Guest Speaker: Vladimir V. Zhdankin (Princeton University)
Talk Title: "Kinetic turbulence in relativistic and radiative plasmas"
Date: Friday October 4, 2019, 1:00-2:00 pm
PAB PAB 4-330 (map)
Abstract: Turbulence plays a fundamental role in high-energy astrophysical systems, where the constituent plasmas
are often collisionless and relativistic. The plasmas in such systems are energized by turbulent cascades and cooled
by radiative emissions. I will describe recent numerical and theoretical progress on understanding turbulence in this
physical regime, based on results from particle-in-cell simulations of driven turbulence in relativistic and radiative
plasmas.
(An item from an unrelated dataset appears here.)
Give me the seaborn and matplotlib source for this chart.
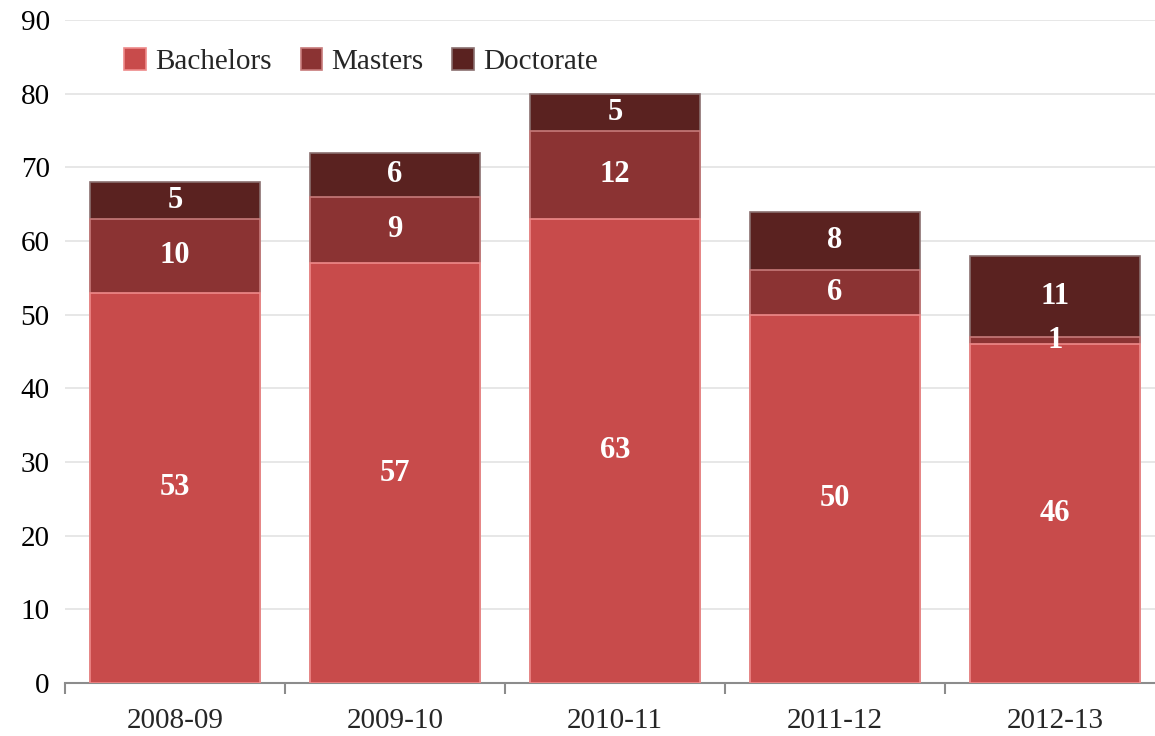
import matplotlib
matplotlib.use('Agg')
import matplotlib.pyplot as plt
import numpy as np
import pandas as pd
import seaborn as sns
from matplotlib.ticker import FixedLocator

years = ['2008-09', '2009-10', '2010-11', '2011-12', '2012-13']
bachelors = [53, 57, 63, 50, 46]
masters = [10, 9, 12, 6, 1]
doctorate = [5, 6, 5, 8, 11]

colors = {'Bachelors': '#C84B4B', 'Masters': '#8B3333', 'Doctorate': '#5A2220'}

df = pd.DataFrame({'Year': years, 'Bachelors': bachelors,
                   'Masters': masters, 'Doctorate': doctorate})
df['bm'] = df['Bachelors'] + df['Masters']
df['total'] = df['bm'] + df['Doctorate']

sns.set_style('white')
plt.rcParams['font.family'] = ['Liberation Serif', 'DejaVu Serif']

fig, ax = plt.subplots(figsize=(11.55, 7.36), dpi=100)
# plot area runs slightly past the right edge, as in the original
ax.set_position([65 / 1155, 53 / 736, 1100 / 1155, 663 / 736])

w = 0.775
sns.barplot(x='Year', y='total', data=df, color=colors['Doctorate'], width=w,
            saturation=1, edgecolor='#8a6f6f', linewidth=1.2, ax=ax,
            label='Doctorate', zorder=2)
sns.barplot(x='Year', y='bm', data=df, color=colors['Masters'], width=w,
            saturation=1, edgecolor='#c77a7a', linewidth=1.2, ax=ax,
            label='Masters', zorder=3)
sns.barplot(x='Year', y='Bachelors', data=df, color=colors['Bachelors'], width=w,
            saturation=1, edgecolor='#ee8a8a', linewidth=1.2, ax=ax,
            label='Bachelors', zorder=4)

# data labels
for i in range(len(years)):
    segs = [(0, bachelors[i]), (bachelors[i], masters[i]),
            (bachelors[i] + masters[i], doctorate[i])]
    for b, v in segs:
        ax.text(i, b + v / 2, str(v), ha='center', va='center', color='white',
                fontsize=22, fontweight='bold', zorder=6)

ax.set_ylim(0, 90)
ax.set_xlim(-0.5, len(years) - 0.5)
ax.set_yticks(range(0, 91, 10))
ax.yaxis.grid(True, color='#e3e3e3', linewidth=1.2, zorder=0)
ax.set_axisbelow(True)
ax.set_xlabel('')
ax.set_ylabel('')
for s in ['top', 'right', 'left']:
    ax.spines[s].set_visible(False)
ax.spines['bottom'].set_color('#8c8c8c')
ax.spines['bottom'].set_linewidth(1.5)
ax.tick_params(axis='y', length=0, labelsize=21, pad=11, colors='black')
ax.tick_params(axis='x', which='major', length=0, labelsize=21, pad=18)
ax.xaxis.set_minor_locator(FixedLocator(np.arange(-0.5, len(years), 1.0)))
ax.tick_params(axis='x', which='minor', bottom=True, length=8, width=1.5,
               color='#8c8c8c', direction='out')

handles, labels = ax.get_legend_handles_labels()
order = [labels.index(n) for n in ['Bachelors', 'Masters', 'Doctorate']]
ax.legend([handles[k] for k in order], ['Bachelors', 'Masters', 'Doctorate'],
          loc='upper left', bbox_to_anchor=(0.03, 0.997), ncol=3, frameon=False,
          fontsize=21, handlelength=0.75, handleheight=0.75, handletextpad=0.3,
          columnspacing=1.0)

fig.savefig('out.png', dpi=100)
In particular, I will consider the consequences of radiative cooling via external inverse Compton emission, of
sufficient strength to balance the external energy injection. Radiative cooling efficiently thermalizes the particle
population, with the resulting quasi-thermal energy distributions well fit by stochastic acceleration models. In the high
magnetization regime, the high-energy particles (and hence the emitted photons) exhibit a highly anisotropic momentum
distribution, characterized by intermittent beams aimed in random directions. These kinetic beams appear to be an outcome
of localized magnetic reconnection and may explain rapid flares in astrophysical systems such as blazar jets.